• [Stated problem]:
For the copy, please give all of the data again exactly and leave the pictures out.

• [Source material]:
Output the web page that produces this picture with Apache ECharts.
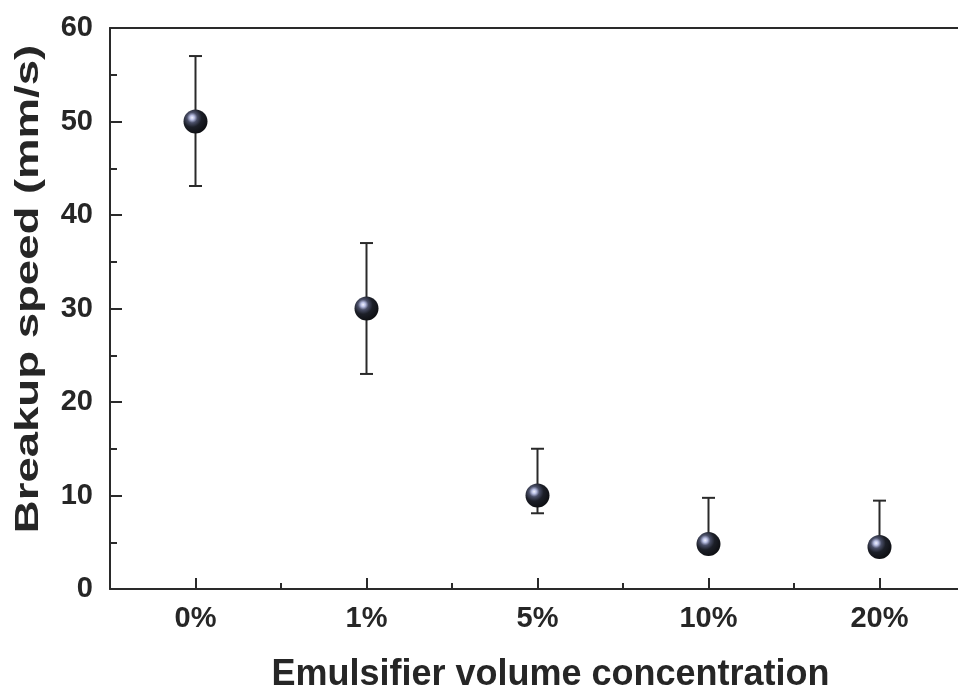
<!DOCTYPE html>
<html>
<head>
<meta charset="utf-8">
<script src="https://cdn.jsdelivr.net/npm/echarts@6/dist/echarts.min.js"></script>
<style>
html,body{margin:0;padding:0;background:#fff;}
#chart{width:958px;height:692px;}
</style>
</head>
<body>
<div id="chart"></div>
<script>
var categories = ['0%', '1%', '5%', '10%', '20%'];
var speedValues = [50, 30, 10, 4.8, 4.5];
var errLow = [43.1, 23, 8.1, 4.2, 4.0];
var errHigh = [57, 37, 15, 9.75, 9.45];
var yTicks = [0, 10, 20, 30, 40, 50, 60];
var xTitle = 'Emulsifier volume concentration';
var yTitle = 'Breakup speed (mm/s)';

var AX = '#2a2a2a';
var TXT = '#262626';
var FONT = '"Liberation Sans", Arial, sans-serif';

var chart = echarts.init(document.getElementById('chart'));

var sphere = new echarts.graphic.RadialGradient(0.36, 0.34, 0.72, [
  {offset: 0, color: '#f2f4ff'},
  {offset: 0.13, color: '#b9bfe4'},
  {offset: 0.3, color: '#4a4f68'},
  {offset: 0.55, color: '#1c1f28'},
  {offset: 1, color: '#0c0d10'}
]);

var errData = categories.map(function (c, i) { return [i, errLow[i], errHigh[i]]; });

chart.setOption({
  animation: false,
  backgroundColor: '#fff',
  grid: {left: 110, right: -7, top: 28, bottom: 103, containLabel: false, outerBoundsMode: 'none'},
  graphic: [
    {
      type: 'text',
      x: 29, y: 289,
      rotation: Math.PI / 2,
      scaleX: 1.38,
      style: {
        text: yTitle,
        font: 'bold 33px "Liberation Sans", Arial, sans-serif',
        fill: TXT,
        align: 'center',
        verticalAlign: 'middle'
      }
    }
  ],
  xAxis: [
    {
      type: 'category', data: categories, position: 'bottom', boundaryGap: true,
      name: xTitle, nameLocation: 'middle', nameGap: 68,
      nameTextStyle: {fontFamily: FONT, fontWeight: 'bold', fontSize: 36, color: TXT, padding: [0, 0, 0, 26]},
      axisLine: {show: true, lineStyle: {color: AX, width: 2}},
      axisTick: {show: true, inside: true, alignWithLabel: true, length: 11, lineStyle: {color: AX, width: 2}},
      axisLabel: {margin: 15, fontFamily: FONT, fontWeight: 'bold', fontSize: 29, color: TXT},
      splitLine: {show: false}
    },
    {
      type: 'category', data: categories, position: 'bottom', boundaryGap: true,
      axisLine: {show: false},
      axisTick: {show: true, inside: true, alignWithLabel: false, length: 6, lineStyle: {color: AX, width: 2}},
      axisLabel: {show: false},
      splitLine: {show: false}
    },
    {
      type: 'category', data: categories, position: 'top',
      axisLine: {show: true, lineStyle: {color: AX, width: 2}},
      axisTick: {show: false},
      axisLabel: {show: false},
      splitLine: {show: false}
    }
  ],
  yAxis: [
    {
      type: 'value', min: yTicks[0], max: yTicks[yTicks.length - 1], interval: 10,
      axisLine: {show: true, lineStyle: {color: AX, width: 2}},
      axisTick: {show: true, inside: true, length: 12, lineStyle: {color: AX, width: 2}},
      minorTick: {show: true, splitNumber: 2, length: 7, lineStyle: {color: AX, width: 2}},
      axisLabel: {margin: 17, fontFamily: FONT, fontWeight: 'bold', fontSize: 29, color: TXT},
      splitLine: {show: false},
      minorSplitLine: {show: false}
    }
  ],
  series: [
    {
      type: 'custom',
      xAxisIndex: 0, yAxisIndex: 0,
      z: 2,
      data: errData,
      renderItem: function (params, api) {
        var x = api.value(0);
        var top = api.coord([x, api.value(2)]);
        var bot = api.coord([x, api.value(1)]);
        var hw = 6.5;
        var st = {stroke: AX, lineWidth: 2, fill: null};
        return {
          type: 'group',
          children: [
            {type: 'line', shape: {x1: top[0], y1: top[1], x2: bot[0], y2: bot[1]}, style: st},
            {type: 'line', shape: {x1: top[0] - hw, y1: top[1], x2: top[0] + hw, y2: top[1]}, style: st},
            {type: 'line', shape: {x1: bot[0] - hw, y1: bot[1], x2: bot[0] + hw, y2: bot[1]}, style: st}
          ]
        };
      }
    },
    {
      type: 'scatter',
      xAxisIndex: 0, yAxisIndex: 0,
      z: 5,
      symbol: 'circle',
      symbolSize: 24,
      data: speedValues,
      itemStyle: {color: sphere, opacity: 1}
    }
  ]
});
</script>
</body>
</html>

• [Result of this exercise]:
Output the web page that produces this picture with Apache ECharts.
<!DOCTYPE html>
<html>
<head>
<meta charset="utf-8">
<script src="https://cdn.jsdelivr.net/npm/echarts@6/dist/echarts.min.js"></script>
<style>
html,body{margin:0;padding:0;background:#fff;}
#chart{width:958px;height:692px;}
</style>
</head>
<body>
<div id="chart"></div>
<script>
var categories = ['0%', '1%', '5%', '10%', '20%'];
var speedValues = [50, 30, 10, 4.8, 4.5];
var errLow = [43.1, 23, 8.1, 4.2, 4.0];
var errHigh = [57, 37, 15, 9.75, 9.45];
var yTicks = [0, 10, 20, 30, 40, 50, 60];
var xTitle = 'Emulsifier volume concentration';
var yTitle = 'Breakup speed (mm/s)';

var AX = '#2a2a2a';
var TXT = '#262626';
var FONT = '"Liberation Sans", Arial, sans-serif';

var chart = echarts.init(document.getElementById('chart'));

var sphere = new echarts.graphic.RadialGradient(0.36, 0.34, 0.72, [
  {offset: 0, color: '#f2f4ff'},
  {offset: 0.13, color: '#b9bfe4'},
  {offset: 0.3, color: '#4a4f68'},
  {offset: 0.55, color: '#1c1f28'},
  {offset: 1, color: '#0c0d10'}
]);

var errData = categories.map(function (c, i) { return [i, errLow[i], errHigh[i]]; });

chart.setOption({
  animation: false,
  backgroundColor: '#fff',
  grid: {left: 110, right: -7, top: 28, bottom: 103, containLabel: false, outerBoundsMode: 'none'},
  graphic: [
    {
      type: 'text',
      x: 29, y: 289,
      rotation: Math.PI / 2,
      scaleX: 1.38,
      style: {
        text: yTitle,
        font: 'bold 33px "Liberation Sans", Arial, sans-serif',
        fill: TXT,
        align: 'center',
        verticalAlign: 'middle'
      }
    }
  ],
  xAxis: [
    {
      type: 'category', data: categories, position: 'bottom', boundaryGap: true,
      name: xTitle, nameLocation: 'middle', nameGap: 68,
      nameTextStyle: {fontFamily: FONT, fontWeight: 'bold', fontSize: 36, color: TXT, padding: [0, 0, 0, 26]},
      axisLine: {show: true, lineStyle: {color: AX, width: 2}},
      axisTick: {show: true, inside: true, alignWithLabel: true, length: 11, lineStyle: {color: AX, width: 2}},
      axisLabel: {margin: 15, fontFamily: FONT, fontWeight: 'bold', fontSize: 29, color: TXT},
      splitLine: {show: false}
    },
    {
      type: 'category', data: categories, position: 'bottom', boundaryGap: true,
      axisLine: {show: false},
      axisTick: {show: true, inside: true, alignWithLabel: false, length: 6, lineStyle: {color: AX, width: 2}},
      axisLabel: {show: false},
      splitLine: {show: false}
    },
    {
      type: 'category', data: categories, position: 'top',
      axisLine: {show: true, lineStyle: {color: AX, width: 2}},
      axisTick: {show: false},
      axisLabel: {show: false},
      splitLine: {show: false}
    }
  ],
  yAxis: [
    {
      type: 'value', min: yTicks[0], max: yTicks[yTicks.length - 1], interval: 10,
      axisLine: {show: true, lineStyle: {color: AX, width: 2}},
      axisTick: {show: true, inside: true, length: 12, lineStyle: {color: AX, width: 2}},
      minorTick: {show: true, splitNumber: 2, length: 7, lineStyle: {color: AX, width: 2}},
      axisLabel: {margin: 17, fontFamily: FONT, fontWeight: 'bold', fontSize: 29, color: TXT},
      splitLine: {show: false},
      minorSplitLine: {show: false}
    }
  ],
  series: [
    {
      type: 'custom',
      xAxisIndex: 0, yAxisIndex: 0,
      z: 2,
      data: errData,
      renderItem: function (params, api) {
        var x = api.value(0);
        var top = api.coord([x, api.value(2)]);
        var bot = api.coord([x, api.value(1)]);
        var hw = 6.5;
        var st = {stroke: AX, lineWidth: 2, fill: null};
        return {
          type: 'group',
          children: [
            {type: 'line', shape: {x1: top[0], y1: top[1], x2: bot[0], y2: bot[1]}, style: st},
            {type: 'line', shape: {x1: top[0] - hw, y1: top[1], x2: top[0] + hw, y2: top[1]}, style: st},
            {type: 'line', shape: {x1: bot[0] - hw, y1: bot[1], x2: bot[0] + hw, y2: bot[1]}, style: st}
          ]
        };
      }
    },
    {
      type: 'scatter',
      xAxisIndex: 0, yAxisIndex: 0,
      z: 5,
      symbol: 'circle',
      symbolSize: 24,
      data: speedValues,
      itemStyle: {color: sphere, opacity: 1}
    }
  ]
});
</script>
</body>
</html>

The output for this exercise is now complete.